Jean-Pierre Dubé (Francopresse)
Après l’annonce du gouvernement Trudeau en juin 2018 de réviser la Loi sur les langues officielles (1988), la ministre chargée du portefeuille, Mélanie Joly, a détaillé le 11 mars les consultations à venir pour définir les enjeux. Ottawa tiendra ensuite un symposium national à la fin mai pour tirer des conclusions. Mais pas de projet de loi dans un avenir prévisible.
Le gouvernement libéral s’engage à mieux outiller les communautés de langues officielles, souligne la ministre Mélanie Joly, pour qu’elles puissent « relever les nouveaux défis auxquels elles sont confrontées pour assurer leur vitalité à long terme ».
Ces défis seraient en partie du domaine juridique.
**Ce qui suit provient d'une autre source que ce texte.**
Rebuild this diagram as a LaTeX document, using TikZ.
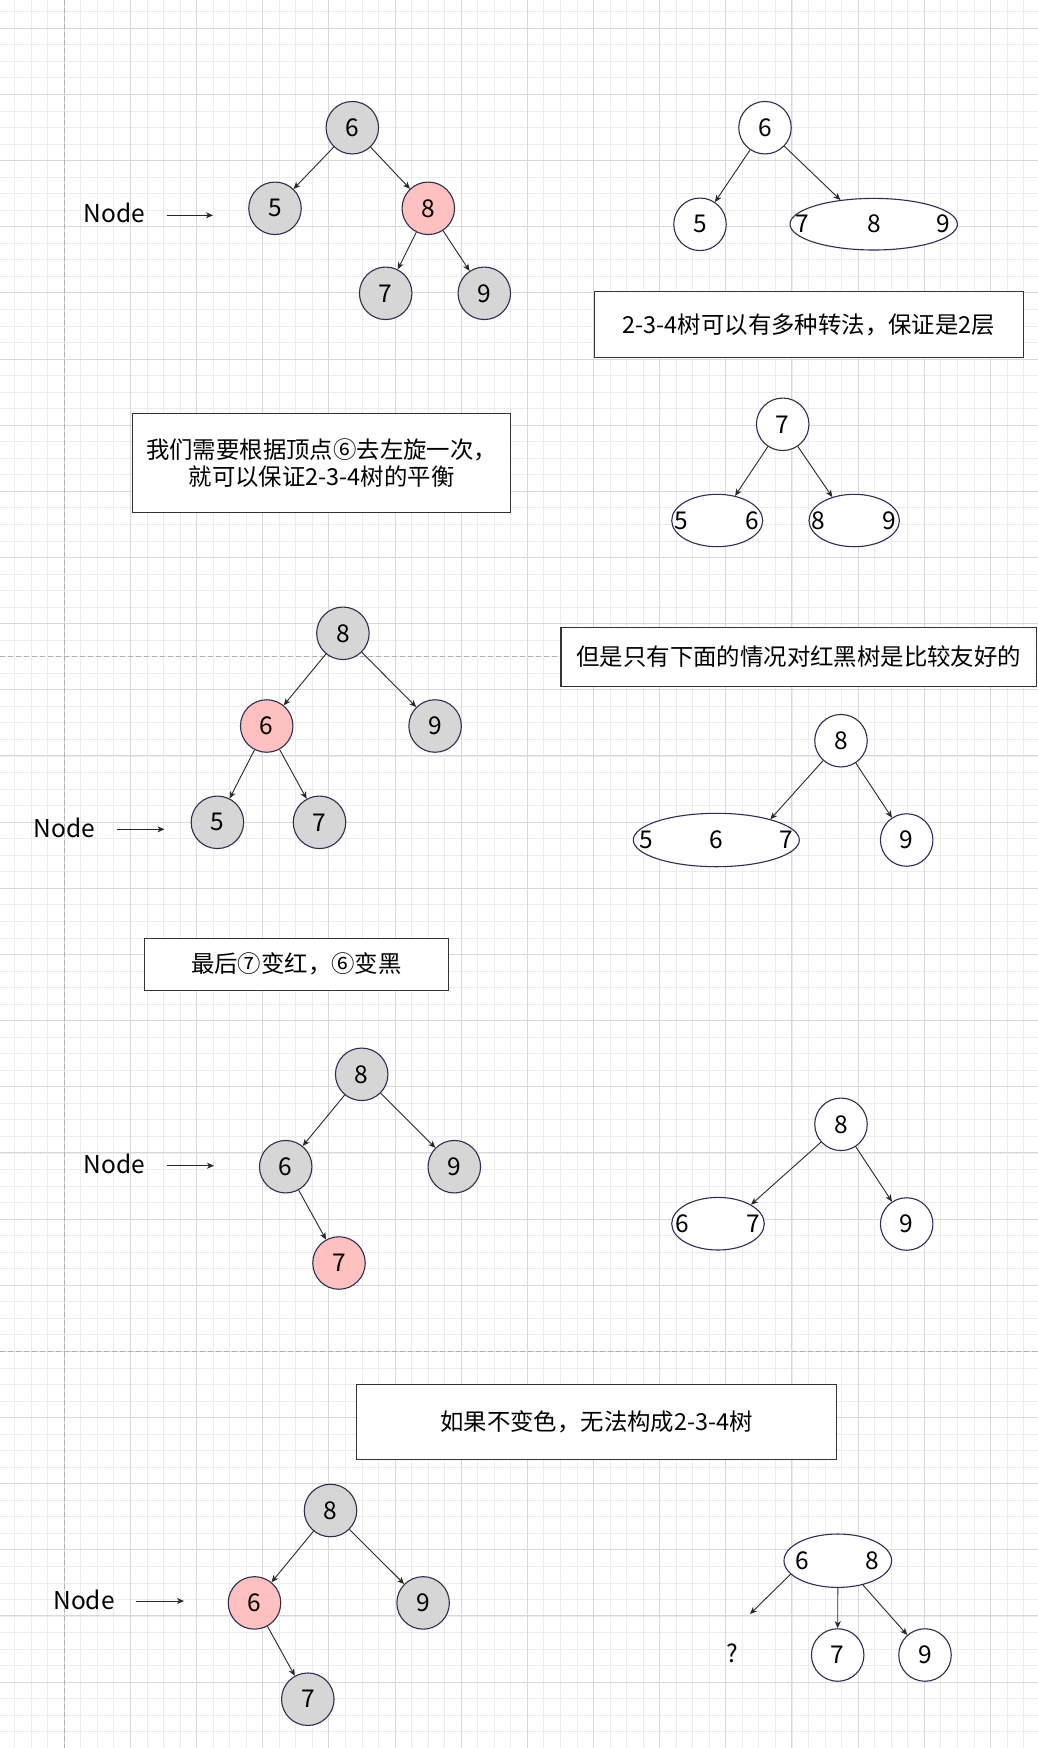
\documentclass[tikz,border=0pt]{standalone}
\usepackage{fontspec}
\setmainfont{Noto Sans CJK SC}
\usetikzlibrary{shapes.geometric,arrows.meta}

\definecolor{gridminor}{RGB}{236,236,236}
\definecolor{gridmajor}{RGB}{216,216,216}
\definecolor{pagebreak}{RGB}{176,176,176}
\definecolor{nodeline}{RGB}{44,46,82}
\definecolor{blackfill}{RGB}{214,214,214}
\definecolor{redfill}{RGB}{255,192,192}
\definecolor{edgecol}{RGB}{40,40,40}
\definecolor{boxline}{RGB}{51,51,51}

\newcommand\dgfont{\fontsize{24.5pt}{28pt}\selectfont}
\newcommand\txtfont{\fontsize{23.4pt}{26.7pt}\selectfont}

\tikzset{
  wnode/.style={circle, draw=nodeline, line width=1.1pt, fill=white,
    minimum size=52.5pt, inner sep=0pt, font=\dgfont},
  bnode/.style={wnode, fill=blackfill},
  rnode/.style={wnode, fill=redfill},
  groupnode/.style={ellipse, draw=nodeline, line width=1.1pt, fill=white,
    inner sep=0pt},
  digit/.style={inner sep=0pt, font=\dgfont},
  link/.style={draw=edgecol, line width=0.9pt,
    -{Stealth[length=7pt,width=6pt,inset=2pt]}},
  tbox/.style={draw=boxline, line width=1.1pt, fill=white, inner sep=0pt,
    font=\txtfont, align=center},
  lbl/.style={inner sep=0pt, font=\dgfont},
}

\begin{document}
\begin{tikzpicture}[x=1pt,y=-1pt]
\useasboundingbox (0,0) rectangle (1038,1748);
\fill[white] (0,0) rectangle (1038,1748);

% background grid
\begin{scope}
  \clip (0,0) rectangle (1038,1748);
  \foreach \i in {-4,...,59}
    \draw[gridminor, line width=1pt] ({64.3+16.54*\i},0) -- ({64.3+16.54*\i},1748);
  \foreach \j in {-2,...,104}
    \draw[gridminor, line width=1pt] (0,{28.3+16.54*\j}) -- (1038,{28.3+16.54*\j});
  \foreach \i in {-1,...,15}
    \draw[gridmajor, line width=1pt] ({64.3+66.15*\i},0) -- ({64.3+66.15*\i},1748);
  \foreach \j in {-1,...,26}
    \draw[gridmajor, line width=1pt] (0,{28.3+66.15*\j}) -- (1038,{28.3+66.15*\j});
  % page breaks
  \draw[pagebreak, line width=1pt, dash pattern=on 5pt off 3pt] (64.3,0) -- (64.3,1748);
  \draw[pagebreak, line width=1pt, dash pattern=on 5pt off 3pt] (0,656) -- (1038,656);
  \draw[pagebreak, line width=1pt, dash pattern=on 5pt off 3pt] (0,1351.7) -- (1038,1351.7);
\end{scope}

% ---------- first tree (left) ----------
\node[bnode] (a6) at (352.3,127.7) {6};
\node[bnode] (a5) at (275,208.3) {5};
\node[rnode] (a8) at (428.3,208.3) {8};
\node[bnode] (a7) at (385.7,293.3) {7};
\node[bnode] (a9) at (484.3,293.3) {9};
\draw[link] (a6) -- (a5);
\draw[link] (a6) -- (a8);
\draw[link] (a8) -- (a7);
\draw[link] (a8) -- (a9);
\node[lbl] (la) at (114.5,213) {Node};
\coordinate (la1) at (167,215.3);
\coordinate (la2) at (213,215.3);
\draw[link] (la1) -- (la2);

% ---------- first 2-3-4 tree (right) ----------
\node[wnode] (b6) at (765,127.7) {6};
\node[wnode] (b5) at (700,224.3) {5};
\node[groupnode, minimum width=167.4pt, minimum height=51.6pt] (b789) at (873.7,224.2) {};
\node[digit] at (802.3,224.2) {7};
\node[digit] at (874,224.2) {8};
\node[digit] at (943.3,224.2) {9};
\draw[link] (b6) -- (b5);
\draw[link] (b6) -- (b789.144);

\node[tbox, minimum width=429pt, minimum height=65.6pt] (t1) at (808.8,324.5)
  {2-3-4树可以有多种转法，保证是2层};

\node[tbox, minimum width=378.4pt, minimum height=99.4pt] (t2) at (321.5,463)
  {我们需要根据顶点⑥去左旋一次，\\就可以保证2-3-4树的平衡};

% ---------- second 2-3-4 tree (right) ----------
\node[wnode] (c7) at (782.7,424.3) {7};
\node[groupnode, minimum width=91pt, minimum height=52.4pt] (c56) at (717.2,520.5) {};
\node[groupnode, minimum width=90.4pt, minimum height=52.4pt] (c89) at (854.2,520.5) {};
\node[digit] at (681.7,520.5) {5};
\node[digit] at (752.3,520.5) {6};
\node[digit] at (818.3,520.5) {8};
\node[digit] at (889,520.5) {9};
\draw[link] (c7) -- (c56.54);
\draw[link] (c7) -- (c89.133);

% ---------- after rotation (left) ----------
\node[bnode] (d8) at (342.9,633.3) {8};
\node[rnode] (d6) at (266.7,726) {6};
\node[bnode] (d9) at (435.1,726) {9};
\node[bnode] (d5) at (217.4,822.3) {5};
\node[bnode] (d7) at (319.5,822.3) {7};
\draw[link] (d8) -- (d6);
\draw[link] (d8) -- (d9);
\draw[link] (d6) -- (d5);
\draw[link] (d6) -- (d7);
\node[lbl] (ld) at (64.6,827.7) {Node};
\coordinate (ld1) at (116.7,829.3);
\coordinate (ld2) at (164.5,829.3);
\draw[link] (ld1) -- (ld2);

\node[tbox, minimum width=475.7pt, minimum height=58.7pt] (t3) at (798.8,656.7)
  {但是只有下面的情况对红黑树是比较友好的};

% ---------- third 2-3-4 tree (right) ----------
\node[wnode] (e8) at (841,740.7) {8};
\node[groupnode, minimum width=166pt, minimum height=53.4pt] (e567) at (716.3,840) {};
\node[digit] at (646,840) {5};
\node[digit] at (716,840) {6};
\node[digit] at (786.7,840) {7};
\node[wnode] (e9) at (906.7,840) {9};
\draw[link] (e8) -- (e567.21);
\draw[link] (e8) -- (e9);

\node[tbox, minimum width=304pt, minimum height=51.7pt] (t4) at (296.3,964.2)
  {最后⑦变红，⑥变黑};

% ---------- recoloured tree (left) ----------
\node[bnode] (f8) at (361.7,1074.3) {8};
\node[bnode] (f6) at (285.7,1166.7) {6};
\node[bnode] (f9) at (454.3,1166.7) {9};
\node[rnode] (f7) at (339,1263) {7};
\draw[link] (f8) -- (f6);
\draw[link] (f8) -- (f9);
\draw[link] (f6) -- (f7);
\node[lbl] (lf) at (114.3,1164.3) {Node};
\coordinate (lf1) at (167.3,1165.7);
\coordinate (lf2) at (214,1165.7);
\draw[link] (lf1) -- (lf2);

% ---------- fourth 2-3-4 tree (right) ----------
\node[wnode] (g8) at (841,1124.3) {8};
\node[groupnode, minimum width=92.6pt, minimum height=52.6pt] (g67) at (718,1223.7) {};
\node[digit] at (682.7,1223.7) {6};
\node[digit] at (753.3,1223.7) {7};
\node[wnode] (g9) at (906.7,1224) {9};
\draw[link] (g8) -- (g67.30);
\draw[link] (g8) -- (g9);

\node[tbox, minimum width=479.5pt, minimum height=75pt] (t5) at (596.5,1421.8)
  {如果不变色，无法构成2-3-4树};

% ---------- without recolouring (left) ----------
\node[bnode] (h8) at (330.5,1510.5) {8};
\node[rnode] (h6) at (254.5,1602.9) {6};
\node[bnode] (h9) at (423.1,1602.9) {9};
\node[bnode] (h7) at (307.8,1699.2) {7};
\draw[link] (h8) -- (h6);
\draw[link] (h8) -- (h9);
\draw[link] (h6) -- (h7);
\node[lbl] (lh) at (84.1,1599.5) {Node};
\coordinate (lh1) at (136,1601);
\coordinate (lh2) at (184,1601);
\draw[link] (lh1) -- (lh2);

% ---------- broken 2-3-4 tree (right) ----------
\node[groupnode, minimum width=107.6pt, minimum height=53.4pt] (k68) at (837.8,1560.7) {};
\node[digit] at (802.7,1560.7) {6};
\node[digit] at (872.7,1560.7) {8};
\node[wnode] (k7) at (837.7,1655) {7};
\node[wnode] (k9) at (925,1655) {9};
\node[lbl] (kq) at (732.3,1653.3) {?};
\coordinate (kmiss) at (750,1614);
\draw[link] (k68.196) -- (kmiss);
\draw[link] (k68.south) -- (k7);
\draw[link] (k68.-44) -- (k9);
\end{tikzpicture}
\end{document}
Au cours des dernières années, il s’est avéré plus difficile pour les minorités francophones de faire des percées devant les tribunaux en éducation et services au public.
Sur le plan politique, la francophonie a subi des revers en Ontario, avec les coupes de l’administration Ford au Commissariat aux services en français et à l’Université de l’Ontario français. Au Nouveau-Brunswick, le climat institutionnel et social aurait dégénéré suivant l’élection d’un gouvernement de coalition chevillé par un parti voué à combattre le bilinguisme.
Les tendances démographiques à long terme ont incité le fédéral à formuler un redressement, note la ministre. « Le nombre de francophones augmente moins vite que la population canadienne dans son ensemble et le taux de bilinguisme stagne chez la majorité anglophone
hors Québec. »
Un taux de bilinguisme de 20 %
Dans le Plan d’action pour les langues officielles 2018-2023 lancé en mars 2018, le gouvernement a élaboré des cibles sur vingt ans. Ottawa s’est engagé à relever la part des locuteurs dans les communautés minoritaires de 3 à 4 % afin de générer une hausse de 400 000 francophones.
Selon l’énoncé, le fédéral a aussi fixé cet objectif ambitieux : « faire passer notre taux national de bilinguisme de 17,9 % à 20 % d’ici 2036, grâce surtout à l’augmentation du pourcentage des anglophones bilingues à l’extérieur du Québec de 6,8 % à 9 %. »
Les forums auront lieu au cours des prochains mois dans cinq grandes villes : Moncton, Sherbrooke, Ottawa, Edmonton et Vancouver. Les tables rondes dans plusieurs juridictions visent la collecte de l’opinion d’experts, de militants et de la population.
Depuis l’automne dernier, plusieurs réflexions sont en cours sur la modernisation, dont celles du commissaire aux langues officielles, Raymond Théberge, attendues ce printemps.
« Désigner une autorité centrale pour la mise en œuvre »
Le Comité permanent des langues officielles du Sénat a déjà produit trois études sur la réforme linguistique en attendant de publier son rapport final en juin. Depuis novembre, onze mémoires sur la modernisation auraient été déposés au Comité permanent des langues officielles des Communes.
La Fédération des communautés francophones et acadienne (FCFA) du Canada a publié le 5 mars sa proposition d’un nouveau libellé de la Loi. Il est question notamment de « désigner une autorité centrale pour la mise en œuvre, la création d’un droit de participation des minorités de langue officielle et de l’élargissement de la portée des droits et obligations ».
D’après l’organisme parapluie, la Loi adoptée en 1969 et remplacée en 1988 n’a jamais été pleinement respectée. « Au cours de la dernière décennie, affirme le groupe, la situation s’est dégradée à un tel point que des mots comme “stagnation, déclin et plafonnement” font partie du vocabulaire utilisé dans les rapports du commissaire aux langues. »
Il faudra toutefois attendre après les élections fédérales de l’automne avant de reprendre les débats et les propositions du gouvernement quant à l’avenir de la législation.